When not cooking, it was obvious that the woman known to most as the Queen of the Kitchen still adored food, from shopping for it to dining out in the many countries the Childs moved to. After Paul Child was finished in France (known for lavish and well-executed meals) they were relocated to Germany, Norway and finally “home” to the United States, where Julia explored both the native cuisine and some of the more “outlandish” fare such as fledgling Chinese fare in Berlin.

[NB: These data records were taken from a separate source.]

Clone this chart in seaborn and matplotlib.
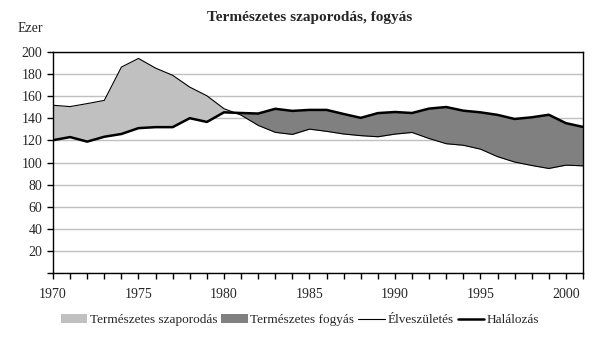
import numpy as np
import pandas as pd
import matplotlib
matplotlib.use("Agg")
import matplotlib.pyplot as plt
from matplotlib.patches import Patch
from matplotlib.lines import Line2D
import seaborn as sns

years = list(range(1970, 2002))
births = [151.8, 150.6, 153.3, 156.2, 186.3, 194.2, 185.4, 178.9, 168.2, 160.4,
          148.7, 142.9, 133.6, 127.3, 125.4, 130.2, 128.2, 125.8, 124.3, 123.3,
          125.7, 127.2, 121.7, 117.0, 115.6, 112.1, 105.3, 100.4, 97.3, 94.6,
          97.6, 97.0]
deaths = [120.2, 123.0, 118.9, 123.3, 125.8, 131.1, 132.0, 132.0, 140.1, 136.7,
          145.4, 144.8, 144.3, 148.6, 146.7, 147.6, 147.6, 143.9, 140.4, 144.7,
          145.7, 144.8, 148.8, 150.2, 146.9, 145.4, 143.1, 139.4, 140.9, 143.2,
          135.6, 132.2]
year_labels = ["1970", "1975", "1980", "1985", "1990", "1995", "2000"]
title = "Természetes szaporodás, fogyás"
legend_labels = ["Természetes szaporodás", "Természetes fogyás", "Élveszületés", "Halálozás"]

df = pd.DataFrame({"year": years, "births": births, "deaths": deaths})

sns.set_style("white")
plt.rcParams["font.family"] = ["Liberation Serif", "DejaVu Serif"]

fig = plt.figure(figsize=(6.08, 3.4), dpi=100)
ax = fig.add_axes([53/608, 67/340, 530/608, 221/340])

x = np.array(years, dtype=float)
b = np.array(births)
d = np.array(deaths)
ax.fill_between(x, d, b, where=b >= d, interpolate=True, color="#C0C0C0", linewidth=0, zorder=1)
ax.fill_between(x, b, d, where=d >= b, interpolate=True, color="#808080", linewidth=0, zorder=1)

sns.lineplot(data=df, x="year", y="births", ax=ax, color="black", linewidth=0.8, zorder=3)
sns.lineplot(data=df, x="year", y="deaths", ax=ax, color="black", linewidth=1.8, zorder=3)

ax.set_xlim(1970, 2001)
ax.set_ylim(0, 200)
ax.set_yticks(range(0, 201, 20))
ax.set_yticklabels([""] + [str(v) for v in range(20, 201, 20)])
ax.set_xticks(range(1970, 2002))
ax.set_xticklabels([str(y) if str(y) in year_labels else "" for y in range(1970, 2002)])
ax.yaxis.grid(True, color="#C0C0C0", linewidth=1)
ax.set_axisbelow(True)
ax.set_xlabel("")
ax.set_ylabel("")
for s in ax.spines.values():
    s.set_color("black")
    s.set_linewidth(1)
ax.tick_params(axis="both", which="both", direction="out", length=4, width=1,
               color="black", labelsize=10, bottom=True, left=True)
ax.tick_params(axis="x", pad=7)

fig.text(0.51, 1 - 17/340, title, ha="center", va="center", fontsize=11, fontweight="bold")
fig.text(30/608, 1 - 28/340, "Ezer", ha="center", va="center", fontsize=10)

handles = [Patch(facecolor="#C0C0C0", edgecolor="none"),
           Patch(facecolor="#808080", edgecolor="none"),
           Line2D([], [], color="black", linewidth=0.8),
           Line2D([], [], color="black", linewidth=1.8)]
fig.legend(handles, legend_labels, loc="center", bbox_to_anchor=(300/608, 1 - 320/340),
           ncol=4, frameon=False, fontsize=9.5, handlelength=2.0, handleheight=0.7,
           handletextpad=0.2, columnspacing=0.3)

fig.savefig("out.png", dpi=100)
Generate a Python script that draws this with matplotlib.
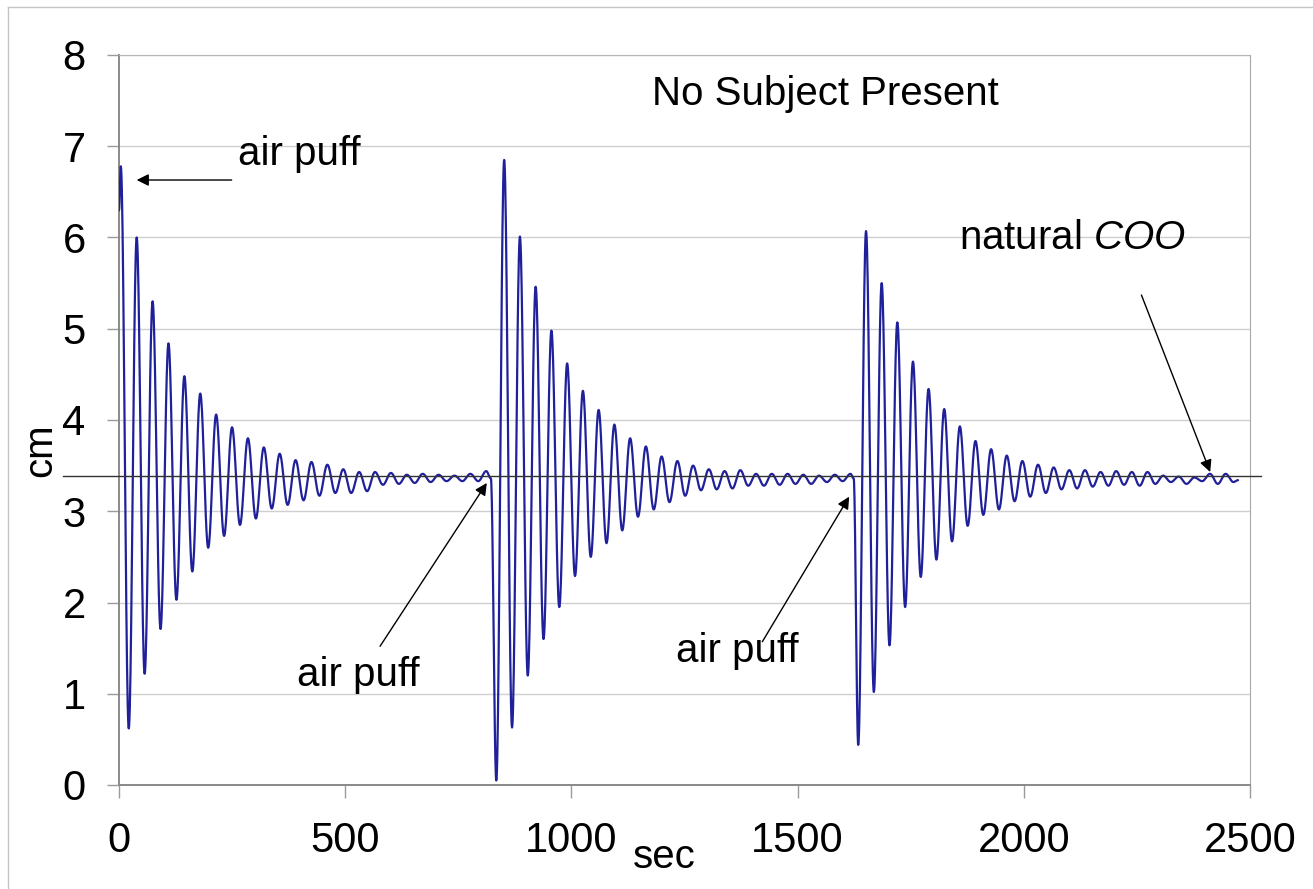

It is clear that the letters in As Always were written by not only food lovers, but food writers. The subtle, yet distinct flair the two use in their language and understanding of each other rings of the exacting standards of classic English teachers... and not just due to the era of their penning. The style of their writing, however, does make for a book that is rather “chewy”. While filled with good information and certainly not lacking in emotion, the book is also packed with anachronistic political talk and sayings which often warrant a footnote for explanation. It is more confusing for those readers who did not grow up in the 1950’s and never “caught up” on the general gossip of the time, especially if they do not hail from the U.S. Admittedly, that confusion coupled with the sheer length of each letter (admitted in passing by both of them to be excessive!) does lead to dryness in As Always, and most readers will find their attention straying out of boredom. Granted, the letters were picked out of what must have been an extensive array for their content, but the “food-minded” audience this book would appeal to will find the political satire lost on them.
It is a shame that Avis DeVoto’s story and true gifts to the concoction of Mastering the Art of French Cooking are not widely known. Had she been in France at the beginning of the Trois Gourmandes, the trio would have undoubtedly been a foursome. DeVoto was an excellent cook and writer in her own right, and easily could have written an “American cook’s” cookbook even before her introduction to the world of Julia Child’s cuisine. However, Julia Child is Julia Child, and her infectious personality and energy even in the depths of misery (following the Houghton Mifflin rejection) is one of the driving forces of the compilation. In As Always, Julia, the combination of the two women create a recipe for letter writing as wonderfully emulsified as a perfect Caesar dressing – it’s just tart enough, full of zip and goes down easy.